The first people were nomadic. Many archeologists think they traveled in small groups, following game, harvesting what they needed from the land, and moving on. As groups moved into areas, they likely established a pattern of cyclic movement linked to the seasonal availability of resources. When an area filled to capacity, some groups moved on to colonize new regions.

From the north, they would have threaded their way through glacial wilderness, encountering tundra at the waning edge of the ice, then forests as they continued south. Some, perhaps the earliest immigrants, probably traveled south along the western coast of the Americas. Many of the places where they stopped are now submerged due to sea level rise since glacial times. Modern animals were in evidence amidst creatures in the twilight of their existence, like mammoths, mastodons, saber tooth tigers, giant beavers, and other species. Some suggest that humans hastened their demise; recent research offers new insight.

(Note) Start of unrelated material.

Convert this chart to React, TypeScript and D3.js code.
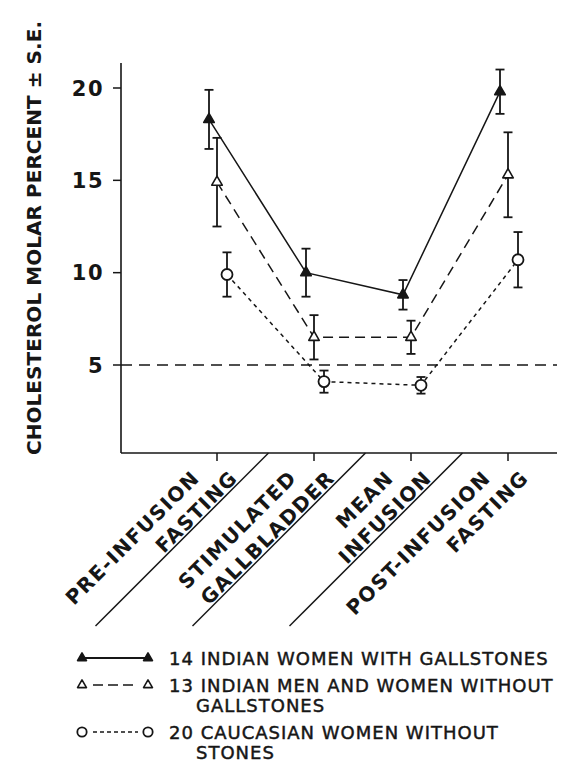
import React, { useRef, useEffect } from 'react';
import * as d3 from 'd3';

// categories on the x axis (two lines each)
const categories = ['pre', 'stim', 'mean', 'post'];
const categoryLabels = [
  ['PRE-INFUSION', 'FASTING'],
  ['STIMULATED', 'GALLBLADDER'],
  ['MEAN', 'INFUSION'],
  ['POST-INFUSION', 'FASTING'],
];

// cholesterol molar percent, mean and S.E.
const gallstoneMean = [18.3, 10.0, 8.8, 19.8];
const gallstoneSE = [1.6, 1.3, 0.8, 1.2];
const indianNoStoneMean = [14.9, 6.5, 6.5, 15.3];
const indianNoStoneSE = [2.4, 1.2, 0.9, 2.3];
const caucasianMean = [9.9, 4.1, 3.9, 10.7];
const caucasianSE = [1.2, 0.6, 0.45, 1.5];

const yTicks = [5, 10, 15, 20];
const referenceValue = 5;

const legendLabels = [
  ['14 INDIAN WOMEN WITH GALLSTONES'],
  ['13 INDIAN MEN AND WOMEN WITHOUT', 'GALLSTONES'],
  ['20 CAUCASIAN WOMEN WITHOUT', 'STONES'],
];

const W = 561;
const H = 763;
const FONT = '"DejaVu Sans", sans-serif';
const INK = '#161616';

const App: React.FC = () => {
  const svgRef = useRef<SVGSVGElement>(null);

  useEffect(() => {
    if (!svgRef.current) return;
    const svg = d3.select(svgRef.current);
    svg.selectAll('*').remove();

    const axisX = 121;
    const axisTop = 63;
    const axisBottom = 453;
    const axisRight = 557;

    const x = d3.scalePoint<string>().domain(categories).range([217, 508]);
    const y = d3.scaleLinear().domain([5, 20]).range([365, 88]);

    const g = svg.append('g');

    // axes
    g.append('line')
      .attr('x1', axisX).attr('x2', axisX)
      .attr('y1', axisTop).attr('y2', axisBottom)
      .attr('stroke', INK).attr('stroke-width', 1.6);
    g.append('line')
      .attr('x1', axisX).attr('x2', axisRight)
      .attr('y1', axisBottom).attr('y2', axisBottom)
      .attr('stroke', INK).attr('stroke-width', 1.6);

    // y ticks
    yTicks.forEach(t => {
      g.append('line')
        .attr('x1', axisX - 8).attr('x2', axisX)
        .attr('y1', y(t)).attr('y2', y(t))
        .attr('stroke', INK).attr('stroke-width', 1.5);
      g.append('text')
        .attr('x', axisX - 17).attr('y', y(t) + 7.5)
        .attr('text-anchor', 'end')
        .attr('font-family', FONT).attr('font-size', 21).attr('font-weight', 'bold')
        .attr('letter-spacing', 1.5)
        .attr('fill', INK)
        .text(t);
    });

    // y label
    g.append('text')
      .attr('transform', `translate(41, 238) rotate(-90)`)
      .attr('text-anchor', 'middle')
      .attr('font-family', FONT).attr('font-size', 20).attr('font-weight', 'bold')
      .attr('textLength', 434).attr('lengthAdjust', 'spacing')
      .attr('fill', INK)
      .text('CHOLESTEROL MOLAR PERCENT  \u00B1 S.E.');

    // reference line
    g.append('line')
      .attr('x1', axisX).attr('x2', axisRight)
      .attr('y1', y(referenceValue)).attr('y2', y(referenceValue))
      .attr('stroke', INK).attr('stroke-width', 1.4)
      .attr('stroke-dasharray', '11,7');

    // x ticks, separators and labels
    categories.forEach((c, i) => {
      const cx = x(c)!;
      g.append('line')
        .attr('x1', cx).attr('x2', cx)
        .attr('y1', axisBottom).attr('y2', axisBottom + 8)
        .attr('stroke', INK).attr('stroke-width', 1.5);
      if (i < categories.length - 1) {
        const sx = (cx + x(categories[i + 1])!) / 2 + 3;
        g.append('line')
          .attr('x1', sx).attr('y1', axisBottom)
          .attr('x2', sx - 173).attr('y2', axisBottom + 173)
          .attr('stroke', INK).attr('stroke-width', 1.5);
      }
      const [l1, l2] = categoryLabels[i];
      [[l1, -16], [l2, 22]].forEach(([txt, dx]) => {
        g.append('text')
          .attr('transform', `translate(${cx + (dx as number)}, 479) rotate(-45)`)
          .attr('text-anchor', 'end')
          .attr('font-family', FONT).attr('font-size', 20).attr('font-weight', 'bold')
          .attr('letter-spacing', 1.5)
          .attr('fill', INK)
          .text(txt as string);
      });
    });

    // series
    const series = [
      { mean: gallstoneMean, se: gallstoneSE, dx: -8, dash: null, marker: 'filledTri' },
      { mean: indianNoStoneMean, se: indianNoStoneSE, dx: 0, dash: '10,6', marker: 'openTri' },
      { mean: caucasianMean, se: caucasianSE, dx: 10, dash: '4,4', marker: 'circle' },
    ];

    const drawMarker = (sel: d3.Selection<SVGGElement, unknown, null, undefined>, kind: string, px: number, py: number, scale = 1) => {
      if (kind === 'circle') {
        sel.append('circle')
          .attr('cx', px).attr('cy', py).attr('r', 5.5 * scale)
          .attr('fill', '#fff').attr('stroke', INK).attr('stroke-width', 1.8);
      } else {
        const tri = d3.symbol().type(d3.symbolTriangle).size(48 * scale * scale);
        sel.append('path')
          .attr('d', tri()!)
          .attr('transform', `translate(${px},${py})`)
          .attr('fill', kind === 'filledTri' ? INK : '#fff')
          .attr('stroke', INK).attr('stroke-width', 1.6)
          .attr('stroke-linejoin', 'round');
      }
    };

    series.forEach(s => {
      const sg = g.append('g');
      const pts = s.mean.map((m, i) => [x(categories[i])! + s.dx, y(m)] as [number, number]);
      sg.append('path')
        .attr('d', d3.line()(pts)!)
        .attr('fill', 'none')
        .attr('stroke', INK).attr('stroke-width', 1.5)
        .attr('stroke-dasharray', s.dash);
      s.mean.forEach((m, i) => {
        const px = x(categories[i])! + s.dx;
        const top = y(m + s.se[i]);
        const bot = y(m - s.se[i]);
        sg.append('line').attr('x1', px).attr('x2', px).attr('y1', top).attr('y2', bot)
          .attr('stroke', INK).attr('stroke-width', 1.8);
        [top, bot].forEach(yy => {
          sg.append('line').attr('x1', px - 4.5).attr('x2', px + 4.5).attr('y1', yy).attr('y2', yy)
            .attr('stroke', INK).attr('stroke-width', 1.8);
        });
      });
      s.mean.forEach((m, i) => drawMarker(sg, s.marker, x(categories[i])! + s.dx, y(m)));
    });

    // legend
    const legendRows = [658, 685, 732];
    const legendDash = [null, '10,5', '4,3'];
    legendRows.forEach((ry, i) => {
      const s = series[i];
      const lg = g.append('g');
      lg.append('line')
        .attr('x1', i === 0 ? 82 : 93).attr('x2', i === 0 ? 148 : 138).attr('y1', ry).attr('y2', ry)
        .attr('stroke', INK).attr('stroke-width', i === 0 ? 2 : 1.6)
        .attr('stroke-dasharray', legendDash[i]);
      drawMarker(lg, s.marker, 82, ry, 0.85);
      drawMarker(lg, s.marker, 148, ry, 0.85);
      legendLabels[i].forEach((txt, j) => {
        lg.append('text')
          .attr('x', j === 0 ? 169 : 196)
          .attr('y', ry + 6.5 + j * 20)
          .attr('font-family', FONT).attr('font-size', 18)
          .attr('letter-spacing', 1)
          .attr('fill', INK).attr('stroke', INK).attr('stroke-width', 0.45)
          .text(txt);
      });
    });
  }, []);

  return (
    <svg
      ref={svgRef}
      width={W}
      height={H}
      style={{ position: 'absolute', left: 0, top: 0, background: '#fff' }}
    />
  );
};

export default App;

What little is left from the era is all scholars have to determine the details of the past. For years, it was largely a story of stone tools–seemingly all that had survived thousands of years in the soil. Today, with a wider range of researchers and techniques, the remnants of food remains and plant matter are giving a clearer picture of the material life of the first Americans.

A Lasting Debt

Paleoindians created the institutions of lineage and society that later cultures inherited and transformed in their turn. They forged a political landscape where none existed before, probably investing the major natural features of their environment with symbolic meaning. They must have negotiated boundaries among neighboring groups, and altered those boundaries as their numbers grew and their institutions changed. They established the first economy–of raw materials like chert, wood, leather, and sources of food like caribou and deer. They developed technology that was sophisticated, flexible, and deeply embedded in a social world that combined practical reason with cultural meaning. Their story is an important one.